[begin Extracted information]

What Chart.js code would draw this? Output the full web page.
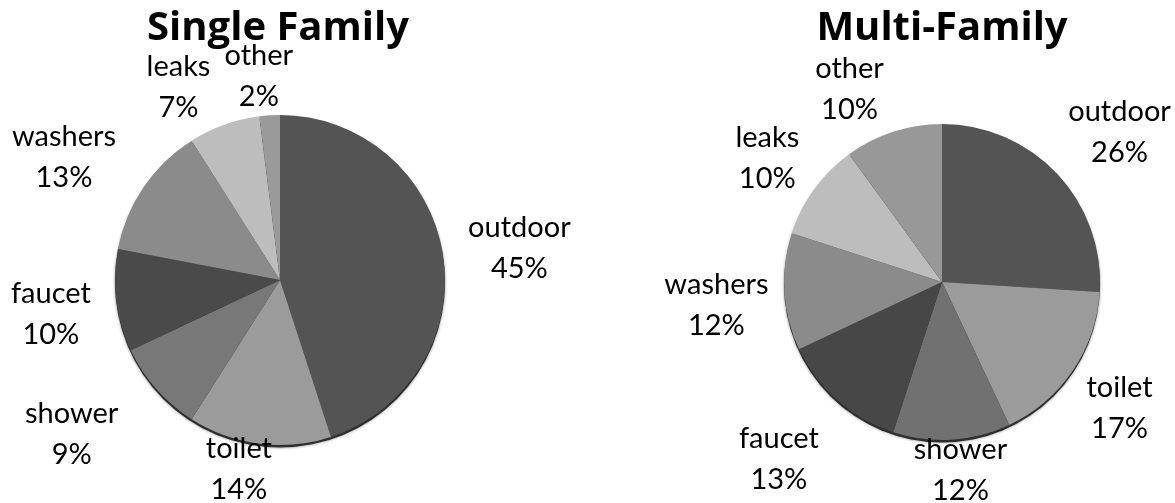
<!DOCTYPE html>
<html>
<head>
<meta charset="utf-8">
<script src="https://cdn.jsdelivr.net/npm/chart.js@4"></script>
<style>
  body { margin: 0; background: #fff; }
  .wrap { position: relative; width: 1175px; height: 503px; overflow: hidden; }
  .pie { position: absolute; top: 0; height: 503px; }
  #single { left: 0; width: 580px; }
  #multi { left: 620px; width: 555px; }
</style>
</head>
<body>
<div class="wrap">
  <div class="pie" id="single"><canvas id="singleChart"></canvas></div>
  <div class="pie" id="multi"><canvas id="multiChart"></canvas></div>
</div>
<script>
// water use by end use, percent
const categories = ['outdoor', 'toilet', 'shower', 'faucet', 'washers', 'leaks', 'other'];
const singleFamily = [45, 14, 9, 10, 13, 7, 2];
const multiFamily = [26, 17, 12, 13, 12, 10, 10];

const singleColors = ['#545454', '#9b9b9b', '#787878', '#4a4a4a', '#8b8b8b', '#bdbdbd', '#9a9a9a'];
const multiColors = ['#545454', '#9b9b9b', '#717171', '#474747', '#8b8b8b', '#bdbdbd', '#989898'];

const labelFont = '29px Lato';
const lineH = 41;

// titles + two-line "name / pct" labels outside each slice
const pieText = {
  id: 'pieText',
  beforeDatasetsDraw(chart, args, opts) {
    // thin dark rim under the pie
    const arc = chart.getDatasetMeta(0).data[0];
    const { x, y, outerRadius } = arc.getProps(['x', 'y', 'outerRadius'], true);
    const ctx = chart.ctx;
    ctx.save();
    ctx.fillStyle = '#2e2e2e';
    ctx.shadowColor = 'rgba(0,0,0,0.5)';
    ctx.shadowBlur = 3;
    ctx.beginPath();
    ctx.arc(x, y + 2.5, outerRadius, 0, Math.PI * 2);
    ctx.fill();
    ctx.restore();
  },
  afterDatasetsDraw(chart, args, opts) {
    const ctx = chart.ctx;
    const W = chart.width, H = chart.height;
    const ds = chart.data.datasets[0];
    ctx.save();
    ctx.fillStyle = '#000';

    ctx.font = 'bold 40px "Open Sans"';
    ctx.textAlign = 'center';
    ctx.textBaseline = 'alphabetic';
    ctx.fillText(opts.title, opts.titleX, 40);

    ctx.font = labelFont;
    ctx.textBaseline = 'middle';
    chart.getDatasetMeta(0).data.forEach((arc, i) => {
      const p = arc.getProps(['x', 'y', 'startAngle', 'endAngle', 'outerRadius'], true);
      const a = (p.startAngle + p.endAngle) / 2;
      const ux = Math.cos(a), uy = Math.sin(a);
      const name = chart.data.labels[i];
      const pct = ds.data[i] + '%';
      const w = Math.max(ctx.measureText(name).width, ctx.measureText(pct).width);
      const h = lineH * 2;
      const d = p.outerRadius + 26;
      let cx = p.x + ux * (d + w / 2);
      let cy = p.y + uy * (d + h / 2);
      cx = Math.min(Math.max(cx, w / 2), W - w / 2);
      cy = Math.min(Math.max(cy, h / 2), H - h / 2);
      const nudge = opts.nudge[i];
      cx += nudge[0];
      cy += nudge[1];
      ctx.fillText(name, cx, cy - lineH / 2);
      ctx.fillText(pct, cx, cy + lineH / 2);
    });
    ctx.restore();
  }
};

function makePie(id, values, colors, padding, text) {
  return new Chart(document.getElementById(id), {
    type: 'pie',
    data: {
      labels: categories,
      datasets: [{
        data: values,
        backgroundColor: colors,
        borderWidth: 0
      }]
    },
    options: {
      responsive: true,
      maintainAspectRatio: false,
      animation: false,
      layout: { padding: padding },
      plugins: {
        legend: { display: false },
        tooltip: { enabled: false },
        pieText: text
      }
    },
    plugins: [pieText]
  });
}

makePie('singleChart', singleFamily, singleColors,
  { left: 115, right: 135, top: 115, bottom: 58 },
  {
    title: 'Single Family', titleX: 278,
    nudge: [[0, 4], [-13, 7], [-30, 1], [0, 5], [-15, 8], [-26, 25], [-7, 28]]
  });

makePie('multiChart', multiFamily, multiColors,
  { left: 164, right: 75, top: 124, bottom: 63 },
  {
    title: 'Multi-Family', titleX: 322,
    nudge: [[6, 4], [-2, 0], [4, 8], [-15, 8], [10, 9], [0, 8], [-25, 21]]
  });
</script>
</body>
</html>
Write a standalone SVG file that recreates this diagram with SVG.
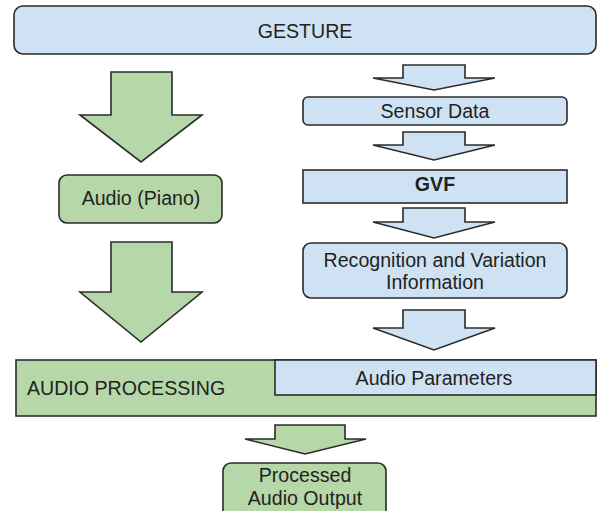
<svg xmlns="http://www.w3.org/2000/svg" width="598" height="511" viewBox="0 0 598 511">
<style>
.blue{fill:#cfe2f3;stroke:#2b2b2b;stroke-width:1.6}
.green{fill:#b6d7a8;stroke:#2b2b2b;stroke-width:1.6}
.t{font-family:"Liberation Sans",Arial,sans-serif;font-size:19.6px;fill:#222;text-anchor:middle}
.b{font-weight:bold}
</style>
<rect width="598" height="511" fill="#fff"/>
<g id="gesture"><rect class="blue" x="14" y="6" width="582" height="48" rx="9"/><text class="t" x="305" y="38">GESTURE</text></g>
<g id="audio-piano"><rect class="green" x="59" y="175" width="163" height="48" rx="8"/><text class="t" x="141" y="205">Audio (Piano)</text></g>
<g id="sensor-data"><rect class="blue" x="303" y="97" width="264" height="28" rx="5"/><text class="t" x="435" y="118">Sensor Data</text></g>
<g id="gvf"><rect class="blue" x="303" y="170" width="264" height="33"/><text class="t b" x="435" y="191">GVF</text></g>
<g id="recognition"><rect class="blue" x="303" y="243" width="264" height="55" rx="8"/><text class="t" x="435" y="267">Recognition and Variation</text><text class="t" x="435" y="289">Information</text></g>
<g id="audio-processing"><rect class="green" x="16" y="360" width="580" height="56"/><text class="t" x="27" y="395" style="text-anchor:start">AUDIO PROCESSING</text></g>
<g id="audio-parameters"><rect class="blue" x="275" y="360" width="321" height="35"/><text class="t" x="434" y="385">Audio Parameters</text></g>
<g id="processed-output"><rect class="green" x="223" y="463" width="163" height="60" rx="8"/><text class="t" x="305" y="482">Processed</text><text class="t" x="305" y="505">Audio Output</text></g>
<g id="connectors">
<polygon class="green" points="111,72 172,72 172,115 202,115 141,162 80,115 111,115"/>
<polygon class="green" points="111,242 172,242 172,292 202,292 141,342 80,292 111,292"/>
<polygon class="blue" points="403,65 465,65 465,78 495,78 434,90 373,78 403,78"/>
<polygon class="blue" points="403,132 465,132 465,145 495,145 434,160 373,145 403,145"/>
<polygon class="blue" points="403,208 465,208 465,222 495,222 434,238 373,222 403,222"/>
<polygon class="blue" points="403,310 465,310 465,328 495,328 434,350 373,328 403,328"/>
<polygon class="green" points="275,425 345,425 345,439 366,439 305,454 245,439 275,439"/>
</g>
</svg>
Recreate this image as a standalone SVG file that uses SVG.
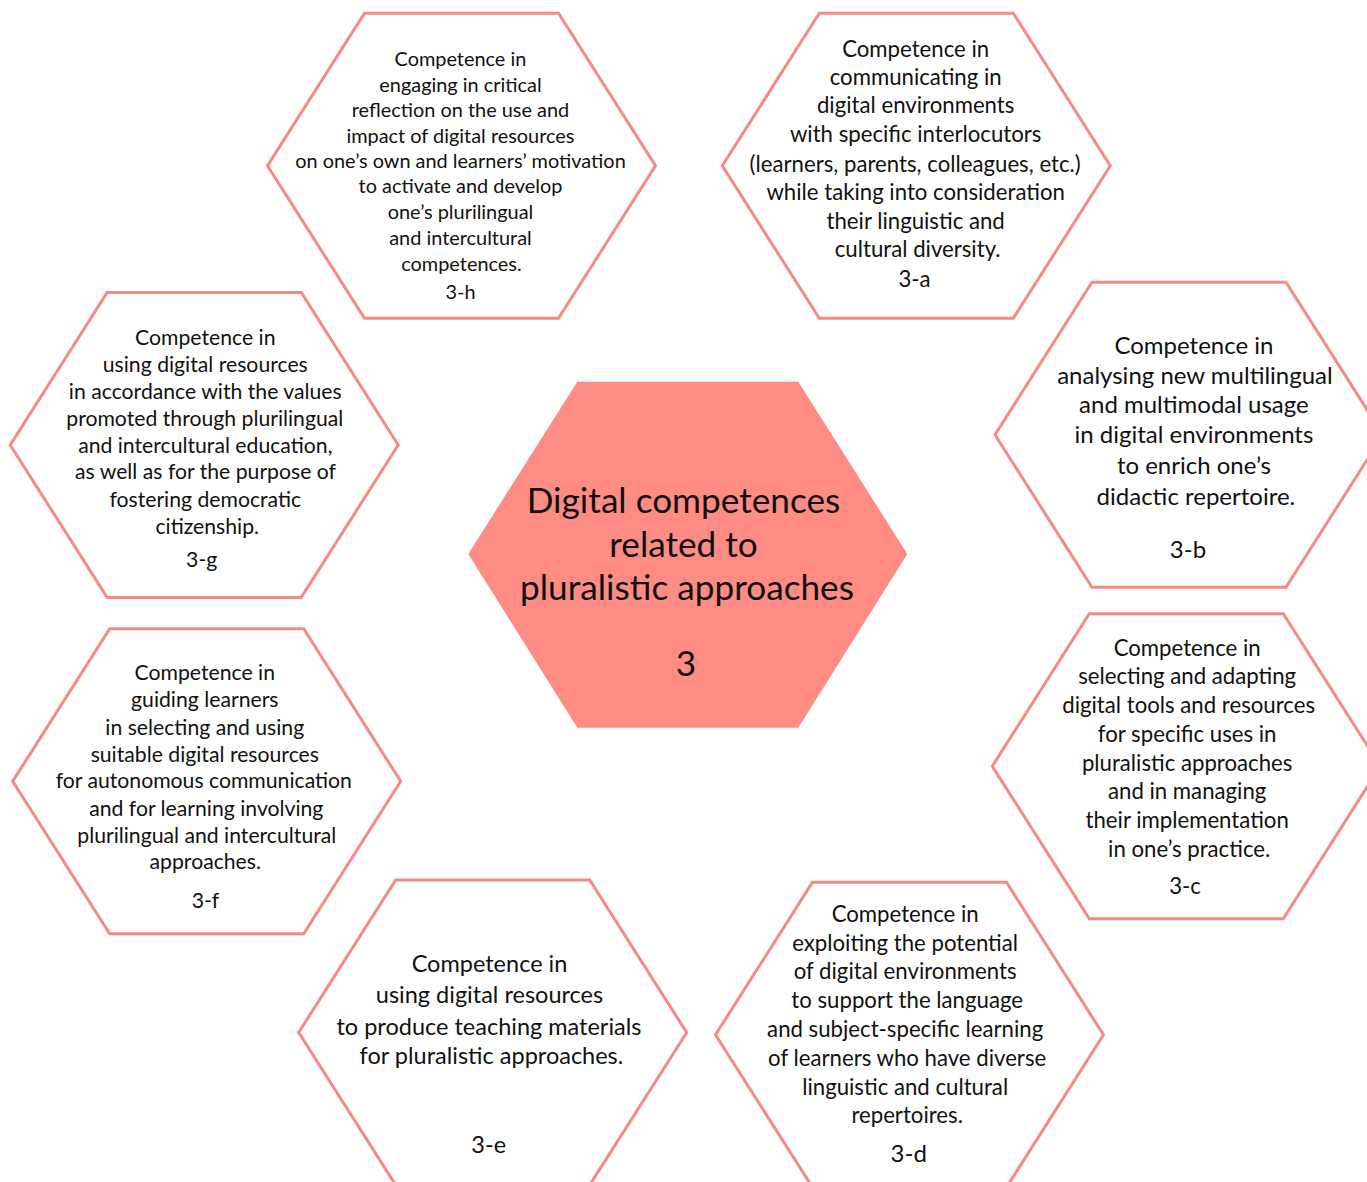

[end Extracted information]

◆ Challenge ◆
Pictures in the data above should not be copied; transcribe everything else exactly.

◆ Result of this exercise ◆
What Chart.js code would draw this? Output the full web page.
<!DOCTYPE html>
<html>
<head>
<meta charset="utf-8">
<script src="https://cdn.jsdelivr.net/npm/chart.js@4"></script>
<style>
  body { margin: 0; background: #fff; }
  .wrap { position: relative; width: 1175px; height: 503px; overflow: hidden; }
  .pie { position: absolute; top: 0; height: 503px; }
  #single { left: 0; width: 580px; }
  #multi { left: 620px; width: 555px; }
</style>
</head>
<body>
<div class="wrap">
  <div class="pie" id="single"><canvas id="singleChart"></canvas></div>
  <div class="pie" id="multi"><canvas id="multiChart"></canvas></div>
</div>
<script>
// water use by end use, percent
const categories = ['outdoor', 'toilet', 'shower', 'faucet', 'washers', 'leaks', 'other'];
const singleFamily = [45, 14, 9, 10, 13, 7, 2];
const multiFamily = [26, 17, 12, 13, 12, 10, 10];

const singleColors = ['#545454', '#9b9b9b', '#787878', '#4a4a4a', '#8b8b8b', '#bdbdbd', '#9a9a9a'];
const multiColors = ['#545454', '#9b9b9b', '#717171', '#474747', '#8b8b8b', '#bdbdbd', '#989898'];

const labelFont = '29px Lato';
const lineH = 41;

// titles + two-line "name / pct" labels outside each slice
const pieText = {
  id: 'pieText',
  beforeDatasetsDraw(chart, args, opts) {
    // thin dark rim under the pie
    const arc = chart.getDatasetMeta(0).data[0];
    const { x, y, outerRadius } = arc.getProps(['x', 'y', 'outerRadius'], true);
    const ctx = chart.ctx;
    ctx.save();
    ctx.fillStyle = '#2e2e2e';
    ctx.shadowColor = 'rgba(0,0,0,0.5)';
    ctx.shadowBlur = 3;
    ctx.beginPath();
    ctx.arc(x, y + 2.5, outerRadius, 0, Math.PI * 2);
    ctx.fill();
    ctx.restore();
  },
  afterDatasetsDraw(chart, args, opts) {
    const ctx = chart.ctx;
    const W = chart.width, H = chart.height;
    const ds = chart.data.datasets[0];
    ctx.save();
    ctx.fillStyle = '#000';

    ctx.font = 'bold 40px "Open Sans"';
    ctx.textAlign = 'center';
    ctx.textBaseline = 'alphabetic';
    ctx.fillText(opts.title, opts.titleX, 40);

    ctx.font = labelFont;
    ctx.textBaseline = 'middle';
    chart.getDatasetMeta(0).data.forEach((arc, i) => {
      const p = arc.getProps(['x', 'y', 'startAngle', 'endAngle', 'outerRadius'], true);
      const a = (p.startAngle + p.endAngle) / 2;
      const ux = Math.cos(a), uy = Math.sin(a);
      const name = chart.data.labels[i];
      const pct = ds.data[i] + '%';
      const w = Math.max(ctx.measureText(name).width, ctx.measureText(pct).width);
      const h = lineH * 2;
      const d = p.outerRadius + 26;
      let cx = p.x + ux * (d + w / 2);
      let cy = p.y + uy * (d + h / 2);
      cx = Math.min(Math.max(cx, w / 2), W - w / 2);
      cy = Math.min(Math.max(cy, h / 2), H - h / 2);
      const nudge = opts.nudge[i];
      cx += nudge[0];
      cy += nudge[1];
      ctx.fillText(name, cx, cy - lineH / 2);
      ctx.fillText(pct, cx, cy + lineH / 2);
    });
    ctx.restore();
  }
};

function makePie(id, values, colors, padding, text) {
  return new Chart(document.getElementById(id), {
    type: 'pie',
    data: {
      labels: categories,
      datasets: [{
        data: values,
        backgroundColor: colors,
        borderWidth: 0
      }]
    },
    options: {
      responsive: true,
      maintainAspectRatio: false,
      animation: false,
      layout: { padding: padding },
      plugins: {
        legend: { display: false },
        tooltip: { enabled: false },
        pieText: text
      }
    },
    plugins: [pieText]
  });
}

makePie('singleChart', singleFamily, singleColors,
  { left: 115, right: 135, top: 115, bottom: 58 },
  {
    title: 'Single Family', titleX: 278,
    nudge: [[0, 4], [-13, 7], [-30, 1], [0, 5], [-15, 8], [-26, 25], [-7, 28]]
  });

makePie('multiChart', multiFamily, multiColors,
  { left: 164, right: 75, top: 124, bottom: 63 },
  {
    title: 'Multi-Family', titleX: 322,
    nudge: [[6, 4], [-2, 0], [4, 8], [-15, 8], [10, 9], [0, 8], [-25, 21]]
  });
</script>
</body>
</html>
Write a standalone SVG file that recreates this diagram with SVG.
<svg xmlns="http://www.w3.org/2000/svg" width="598" height="511" viewBox="0 0 598 511">
<style>
.blue{fill:#cfe2f3;stroke:#2b2b2b;stroke-width:1.6}
.green{fill:#b6d7a8;stroke:#2b2b2b;stroke-width:1.6}
.t{font-family:"Liberation Sans",Arial,sans-serif;font-size:19.6px;fill:#222;text-anchor:middle}
.b{font-weight:bold}
</style>
<rect width="598" height="511" fill="#fff"/>
<g id="gesture"><rect class="blue" x="14" y="6" width="582" height="48" rx="9"/><text class="t" x="305" y="38">GESTURE</text></g>
<g id="audio-piano"><rect class="green" x="59" y="175" width="163" height="48" rx="8"/><text class="t" x="141" y="205">Audio (Piano)</text></g>
<g id="sensor-data"><rect class="blue" x="303" y="97" width="264" height="28" rx="5"/><text class="t" x="435" y="118">Sensor Data</text></g>
<g id="gvf"><rect class="blue" x="303" y="170" width="264" height="33"/><text class="t b" x="435" y="191">GVF</text></g>
<g id="recognition"><rect class="blue" x="303" y="243" width="264" height="55" rx="8"/><text class="t" x="435" y="267">Recognition and Variation</text><text class="t" x="435" y="289">Information</text></g>
<g id="audio-processing"><rect class="green" x="16" y="360" width="580" height="56"/><text class="t" x="27" y="395" style="text-anchor:start">AUDIO PROCESSING</text></g>
<g id="audio-parameters"><rect class="blue" x="275" y="360" width="321" height="35"/><text class="t" x="434" y="385">Audio Parameters</text></g>
<g id="processed-output"><rect class="green" x="223" y="463" width="163" height="60" rx="8"/><text class="t" x="305" y="482">Processed</text><text class="t" x="305" y="505">Audio Output</text></g>
<g id="connectors">
<polygon class="green" points="111,72 172,72 172,115 202,115 141,162 80,115 111,115"/>
<polygon class="green" points="111,242 172,242 172,292 202,292 141,342 80,292 111,292"/>
<polygon class="blue" points="403,65 465,65 465,78 495,78 434,90 373,78 403,78"/>
<polygon class="blue" points="403,132 465,132 465,145 495,145 434,160 373,145 403,145"/>
<polygon class="blue" points="403,208 465,208 465,222 495,222 434,238 373,222 403,222"/>
<polygon class="blue" points="403,310 465,310 465,328 495,328 434,350 373,328 403,328"/>
<polygon class="green" points="275,425 345,425 345,439 366,439 305,454 245,439 275,439"/>
</g>
</svg>
Recreate this image as a standalone SVG file that uses SVG.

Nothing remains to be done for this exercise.